Everybody is making fun of Potemkin companies in Europe but they are a great idea. Long-term unemployed need serious rehabilitation if they are to be integrated into the workplace. The need for rehabilitation begins after 6 months of unemployment and increases if the jobless stretch is extended.

The Great Mystery

So have you folks heard the story of Patrick Bronte, the father of the Bronte sisters?

He was one of 10 children in a poor Irish family. Nobody in this family – or in any of the families of poor Irish people for miles and miles around – wanted anything better than working on a farm or, if one was very lucky, owning an ale house.

Patrick, however, did want a different life. He managed to get into Cambridge – and just imagine how much time and effort it took an Irish country boy to prepare for Cambridge – and graduated as one of the best students in his class.

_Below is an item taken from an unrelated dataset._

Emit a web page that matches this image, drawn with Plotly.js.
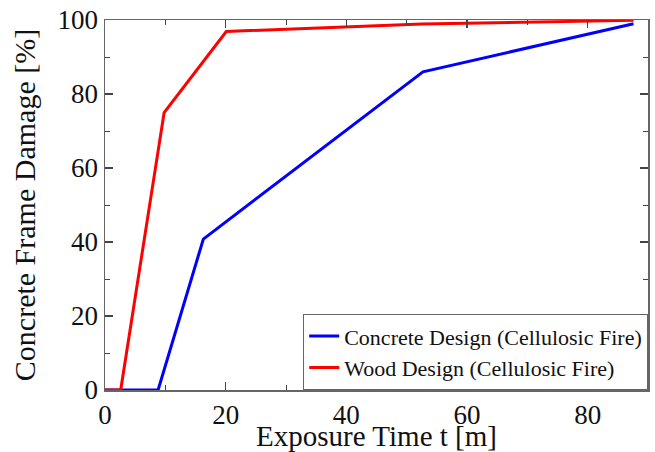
<!DOCTYPE html>
<html><head><meta charset="utf-8">
<script src="https://cdn.plot.ly/plotly-3.0.1.min.js"></script>
<style>html,body{margin:0;padding:0;background:#fff}#chart{width:655px;height:452px}</style>
</head><body><div id="chart"></div>
<script>
const concreteTime = [0, 8.8, 16.3, 52.7, 87.6];
const concreteDamage = [0, 0, 40.8, 86, 99];
const woodTime = [0, 2.6, 9.8, 20.1, 52.5, 87.6];
const woodDamage = [0, 0, 75, 96.9, 98.9, 99.9];
const seriesNames = ['Concrete Design (Cellulosic Fire)', 'Wood Design (Cellulosic Fire)'];

const font = "Liberation Serif";
const axisCommon = {
  showline: true, linecolor: '#666', linewidth: 1.5, mirror: 'ticks',
  ticks: 'inside', ticklen: 8, tickwidth: 1.3, tickcolor: '#444',
  showgrid: false, zeroline: false, automargin: false,
  tickfont: {family: font, size: 27, color: '#111'},
  minor: {ticks: 'inside', ticklen: 5, tickwidth: 1, tickcolor: '#444', dtick: 10}
};
const data = [
  {x: concreteTime, y: concreteDamage, name: seriesNames[0], mode: 'lines',
   line: {color: '#0000ff', width: 3}},
  {x: woodTime, y: woodDamage, name: seriesNames[1], mode: 'lines',
   line: {color: '#ff0000', width: 3}}
];
const layout = {
  width: 655, height: 452,
  margin: {l: 105, r: 7, t: 20, b: 62},
  paper_bgcolor: '#fff', plot_bgcolor: '#fff',
  font: {family: font},
  showlegend: true,
  legend: {x: 1, xanchor: 'right', y: 0, yanchor: 'bottom',
    bordercolor: '#666', borderwidth: 1.2, bgcolor: '#fff',
    font: {family: font, size: 22, color: '#111'}, tracegroupgap: 0},
  xaxis: Object.assign({}, axisCommon, {range: [0, 90], dtick: 20, tick0: 0,
    title: {text: 'Exposure Time t [m]', font: {family: font, size: 29, color: '#111'}}}),
  yaxis: Object.assign({}, axisCommon, {range: [0, 100], dtick: 20, tick0: 0,
    title: {text: 'Concrete Frame Damage [%]', font: {family: font, size: 30, color: '#111'}}})
};
Plotly.newPlot('chart', data, layout, {displayModeBar: false, staticPlot: true});
</script></body></html>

He didn’t do anything special with his own life because these kinds of things need to accumulate for at least a generation in most cases. But Patrick’s brilliant daughters will be remembered for centuries. And their work was only possible because Patrick had decided to leave the farm and go study Ancient Greek and Euclid’s geometry all of a sudden.

This is the great mystery of life. Some people make a choice to smash life into pieces and then rearrange it according to their own liking. And others just keep talking about themselves in the passive voice while life smashes and rearranges them. Why and how these choices are made nobody knows. The great mystery of life.

Croatia and Me

The organizers of the Oxford conference stuck me in the same session as the talk on Croatia. Croatia – a country I know nothing about – follows me everywhere I go. For some reason, people seem to think that Ukraine and Croatia are extremely similar. Even when a person from Ukraine is delivering a talk on Spain, she is still to be grouped with Croatia. I would think it might make more sense to schedule me to present with Latin America and put Croatia next to Romania but that’s not what happened.

But since presenters on South Africa are squished in with Northern Ireland (and not, say, with Central Africa), I can hardly complain.

Sullied

“Whenever I look at Richard, I’m filled with hatred,” my friend Jenna told me.

“But why?” I asked. “He’s a great guy, everybody loves him.”

“I can’t look at him without remembering that he sullied my beautiful daughter’s body! With sex! He had sex with her!”

“Jenna, your daughter is 36,” I said.

“Yeah, so what?”

“She is married to Richard.”

“And? What are you getting at?”

“They have a daughter.”

“OK, I’m seriously not getting your point here,” Jenna retorted irritably. “Whose side are you on?”

P.S. This is a family of highly educated cosmopolitan atheists from LA, in case anybody is getting ready to make comments about the Bible Belt.